On Monday the House Oversight and Government Reform Committee held a hearing challenging the flurry of pricey and privacy-invading tactics that the Transportation Security Administration has employed since September 11. The "Effective Security or Security Theater" hearing examined whether these measures have been truly effective at preventing terrorism, or if they have just been effective at creating an illusion of safety.
It's important to note at the outset that TSA has admitted that, despite its best efforts, it cannot ensure that Americans will ever be 100 percent safe. So the question is: what we can do that is effective and privacy protective? The members went after many of TSA's past and current programs that — despite their incredible cost — have ultimately proven ineffective.

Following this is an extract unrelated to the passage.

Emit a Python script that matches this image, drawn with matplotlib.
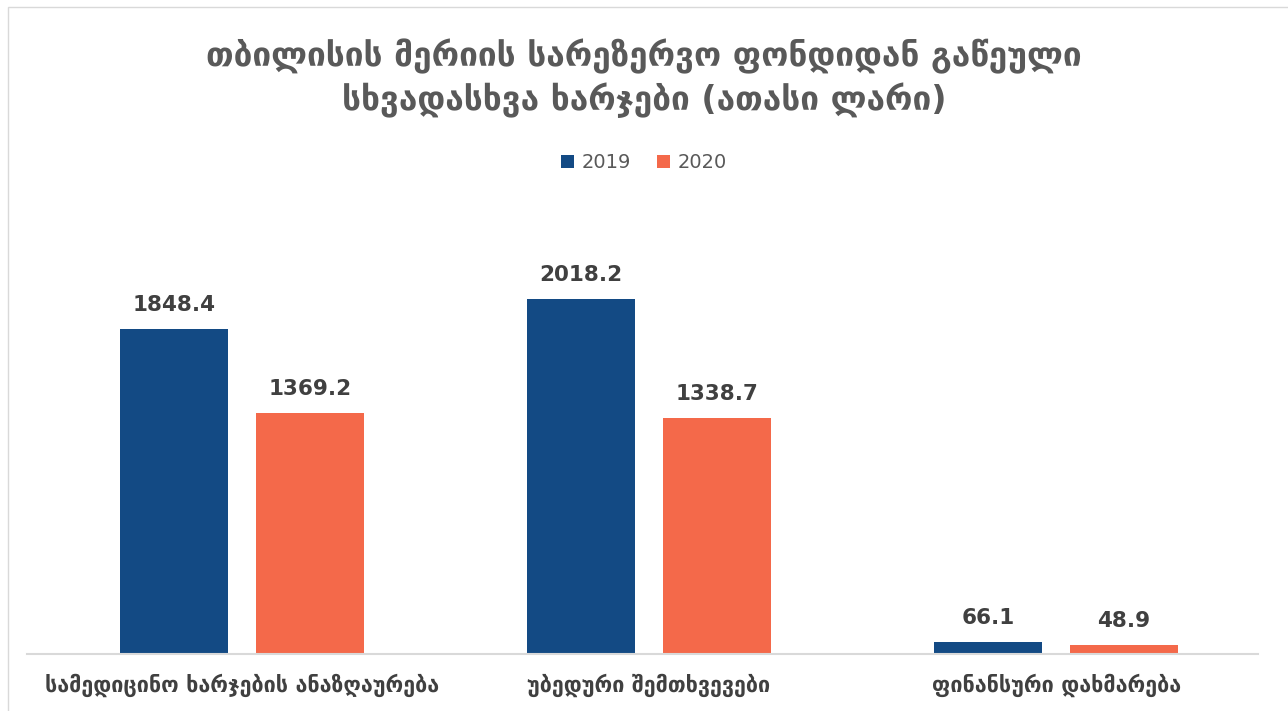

Members discussed the uproar from the launch of the Whole Body Imaging (a.k.a. naked) machines that flooded airports without proof that they would work. Rep. Darrell Issa (R-Calif.) told stories of constituents who had medical conditions prohibiting them from being exposed to the radiation of the naked machines, but were so uncomfortable with the alternative — aggressive pat-downs — that they were ultimately unable to travel. (Follow this link to read more stories compiled by the ACLU.)
Members then challenged TSA's newest controversial tactics.
TSA has recently been touting the Screening of Passengers by Observation Techniques program, which deploys behavior detection officers to watch for suspicious behavior among air travelers. Targeting individuals for "suspicious" behavior is a slippery slope, and one which has already resulted in Americans being targeted for their race or religion.
Although he failed to address these civil liberties concerns, Issa did point out that the SPOT program simply doesn't work. It has not resulted in the arrest of a single terrorist since its launch in 2003, and Government Accountability Office reports raise serious questions about whether the program ever will ever be effective. Stephen Lord, Director or the Homeland Security Program at GAO, testified that validation of the program could take several more years and that TSA had jumped the gun on implementing it.
Rep. Marsha Blackburn (R-Tenn.) questioned the use of the new roving security checkpoints known as the Visible Intermodal Prevention and Response program that has expanded TSA searches to highway rest stops, train terminals, and bus stops. She wondered if the agents had received proper training to perform the kind of invasive searches they are conducting around the country. You can add that to the ACLU's wide-ranging concerns over the way VIPR erodes the Fourth Amendment.
Rep. Blake Farenthold (R-TX) asked the agency to "use common sense and slow down" in their implementation of security tactics. We agree. We encourage TSA to complete the transition toward the less invasive silhouette outline body scanner images and eliminate the SPOT and VIPR programs. We also call on TSA to scale back aggressive pat-downs that treat Americans like criminals and humiliate many innocent travelers.
Transportation security is a challenging issue, but there are commonsense safeguards that we can put in place to provide security for Americans while protecting their right to privacy. When we stray from those goals we end up where we are today: with a litany of programs that don't do much except violate our privacy.